A salary grade scale is a pay format where employees are placed within a pay level based on their education and work experience. Each job within the organization is placed at a specific pay grade so that both internal and external equity are balanced.
Designing a pay plan or pay schedule for a large company with many employees across varying fields and levels of expertise can be challenging. There are several compensation structures that can make this task easier for an HR professional.
If you want to know which salary grading scale is best for your organization, you must first understand the difference between pay grades, salary ranges, and pay bands.
Salary range (also known as pay scale) is a basic pay structure used to determine pay wage within an organization. It is a general range of salaries that sets salary expectations within a specific field.
The median salary is the midpoint of that pay range. Employers can use these numbers to assure that each employee is being paid appropriately compared to their peers – both internally within their company, and externally compared to other similar workers.
Salary Grade Example of Salary Ranges:
Within their CompAnalyst software, Salary.com provides a pay range for most professions with salary wage information ranging from the 5th to the 75th percentile in a given profession, as well as providing the average salary. This scale represents what each percent of those working within a field earned for salary within the year.
Pay grades are usually expressed in terms of a range of salaries, from the lowest pay wage level to the highest pay wage level, based on credentials and experience. There is typically a formal process to determine where each job fits within each grade of the pay scale. This process is often based on a point system as a fair way to evaluate jobs.
Pay grades are often used by government agencies and companies to determine the amount to pay employees within a specific field. Each pay grade is typically created based on experience and education.
Salary Grade Example of Pay Grades:
In the public sector, the Step 1 GS-4 pay grade generally is an entry-level position that starts with an hourly base pay of $11.98 per hour. In comparison, the Step 1 GS-12 pay grade is generally held by white-collar employees in mid-level positions beginning with an hourly base pay of $30.47 per hour.

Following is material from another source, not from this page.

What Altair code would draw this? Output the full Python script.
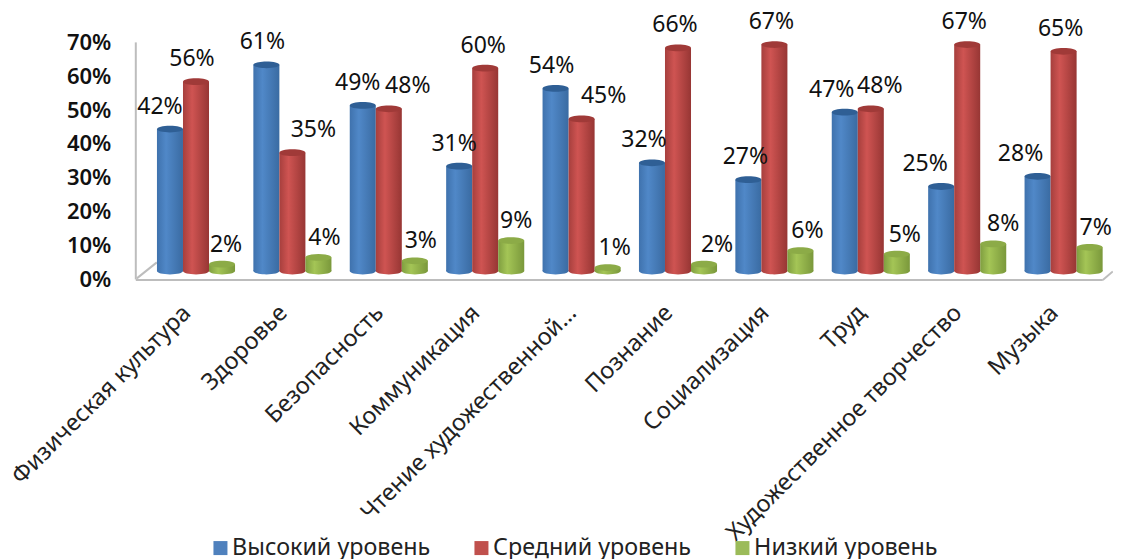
import altair as alt
import pandas as pd

categories = ["Физическая культура", "Здоровье", "Безопасность", "Коммуникация",
              "Чтение художественной…", "Познание", "Социализация", "Труд",
              "Художественное творчество", "Музыка"]
series = ["Высокий уровень", "Средний уровень", "Низкий уровень"]
high = [42, 61, 49, 31, 54, 32, 27, 47, 25, 28]
mid = [56, 35, 48, 60, 45, 66, 67, 48, 67, 65]
low = [2, 4, 3, 9, 1, 2, 6, 5, 8, 7]
# nudges of the hand-placed value labels
high_nudge = [-10, -4, -5, -5, -4, -8, -3, -13, -16, -17]
mid_nudge = [-4, 21, 19, -2, 22, -3, -3, 9, -3, -3]
low_nudge = [4, 6, 6, 5, 7, 13, 7, 8, 10, 6]
lifts = [-22.5, -22.5, -19.5]
y_ticks = [0, 10, 20, 30, 40, 50, 60, 70]

FONT = "Noto Sans"
FLAT = ["#4f81bd", "#c0504d", "#9bbb59"]
STOPS = [["#3f72ad", "#5088c8", "#3a6ba2"], ["#a63f3d", "#cf5452", "#973634"], ["#7f9e40", "#a4c556", "#7a983b"]]
CAPS = ["#2f5f95", "#a03a38", "#8cab47"]

rows = []
for vals, nudges, s, lift in zip([high, mid, low], [high_nudge, mid_nudge, low_nudge], series, lifts):
    for c, v, n in zip(categories, vals, nudges):
        rows.append({"cat": c, "series": s, "value": v, "nudge": n, "lift": lift, "label": f"{v}%", "zero": 0})
df = pd.DataFrame(rows)

X = alt.X("cat:N", sort=categories, title=None,
          scale=alt.Scale(paddingInner=0.19, paddingOuter=0.095, round=False),
          axis=alt.Axis(labelAngle=-45, labelAlign="right", labelBaseline="middle",
                        labelFontSize=23.5, labelFont=FONT, labelColor="#222222", labelPadding=38,
                        labelOffset=-9, labelLimit=400, labelOverlap=False, domain=False, ticks=False, grid=False))
XO = alt.XOffset("series:N", sort=series, scale=alt.Scale(domain=series, paddingInner=0, paddingOuter=0))
YSCALE = alt.Scale(domain=[0, 70], nice=False)
YAXIS = alt.Axis(values=y_ticks, format=".0f", labelExpr="datum.value + '%'",
                 labelFontSize=22, labelFont=FONT, labelFontWeight=600, labelColor="#111111",
                 labelPadding=37, labelOffset=8, labelOverlap=False, labelBound=False, labelFlush=False,
                 domain=False, ticks=False, grid=False)
Y = alt.Y("value:Q", title=None, scale=YSCALE, axis=YAXIS)
Y0 = alt.Y("zero:Q", title=None, scale=YSCALE, axis=YAXIS)

ELLIPSE = "M-1,0A1,0.26,0,1,1,1,0A1,0.26,0,1,1,-1,0Z"

def grad(stops):
    return alt.Gradient(gradient="linear", x1=0, x2=1, y1=0, y2=0,
                        stops=[alt.GradientStop(offset=0, color=stops[0]),
                               alt.GradientStop(offset=0.35, color=stops[1]),
                               alt.GradientStop(offset=1, color=stops[2])])

base = alt.Chart(df)
layers = []

line = dict(color="#bdbdbd", strokeWidth=2)
deco = alt.Chart(pd.DataFrame({"a": [0]}))
layers.append(deco.mark_rule(**line).encode(x=alt.value(-12), x2=alt.value(-12), y=alt.value(8), y2=alt.value(245)))
layers.append(deco.mark_rule(**line).encode(x=alt.value(-12), x2=alt.value(955), y=alt.value(245.6), y2=alt.value(245.6)))
layers.append(deco.mark_rule(**line).encode(x=alt.value(-11), x2=alt.value(9), y=alt.value(244), y2=alt.value(228)))
layers.append(deco.mark_rule(**line).encode(x=alt.value(955), x2=alt.value(965), y=alt.value(245.6), y2=alt.value(237)))

# invisible layer carrying the legend
layers.append(base.mark_point(filled=True, opacity=0).encode(
    x=X, xOffset=XO, y=Y,
    color=alt.Color("series:N", sort=series, scale=alt.Scale(domain=series, range=FLAT),
                    legend=alt.Legend(title=None, orient="none", direction="horizontal", columns=3,
                                      legendX=61, legendY=502, symbolType="square", symbolSize=196,
                                      symbolOpacity=1, symbolStrokeWidth=0, labelFontSize=23.3, labelFont=FONT,
                                      labelColor="#222222", labelLimit=300, columnPadding=39,
                                      labelOffset=0))))

for s, st, cap in zip(series, STOPS, CAPS):
    part = base.transform_filter(alt.datum.series == s)
    layers.append(part.mark_point(filled=True, opacity=1, shape=ELLIPSE, size=676, color=grad(st)).encode(
        x=X, xOffset=XO, y=Y0))
    layers.append(part.mark_bar(color=grad(st)).encode(x=X, xOffset=XO, y=Y))
    layers.append(part.mark_point(filled=True, opacity=1, shape=ELLIPSE, size=676, color=cap).encode(
        x=X, xOffset=XO, y=Y))

layers.append(base.mark_text(font=FONT, fontSize=23, color="#111111", baseline="middle",
                             dy=alt.expr("datum.lift"), dx=alt.expr("datum.nudge")).encode(
    x=X, xOffset=XO, y=Y, text="label:N"))

chart = alt.layer(*layers).properties(
    width=964, height=236.6,
    autosize=alt.AutoSizeParams(type="none"),
    padding={"left": 139.8, "top": 26.4, "right": 1.2, "bottom": 288},
    background="white",
).configure_view(stroke=None)

chart.save("out.html", embed_options={"renderer": "svg", "actions": False})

GS-12 is the 12th paygrade in the General Schedule (GS) payscale, and also the highest grade one can achieve before the position becomes "Career Competitive," meaning the position must be listed on USAJobs.gov and available to qualified U.S. citizens to apply.
Pay bands are similar to pay grades, but they represent a broader way to determine pay grades. And when these salary bands become extremely wide, it is referred to as broadbanding.
Although a pay grade may be narrowly defined by a point system, a pay band may encompass just one, or multiple pay grades.
Salary Grade Example of Pay Bands:
One pay band may include grades one, two, three, and four of a pay grade, while another pay band may include grades five and six.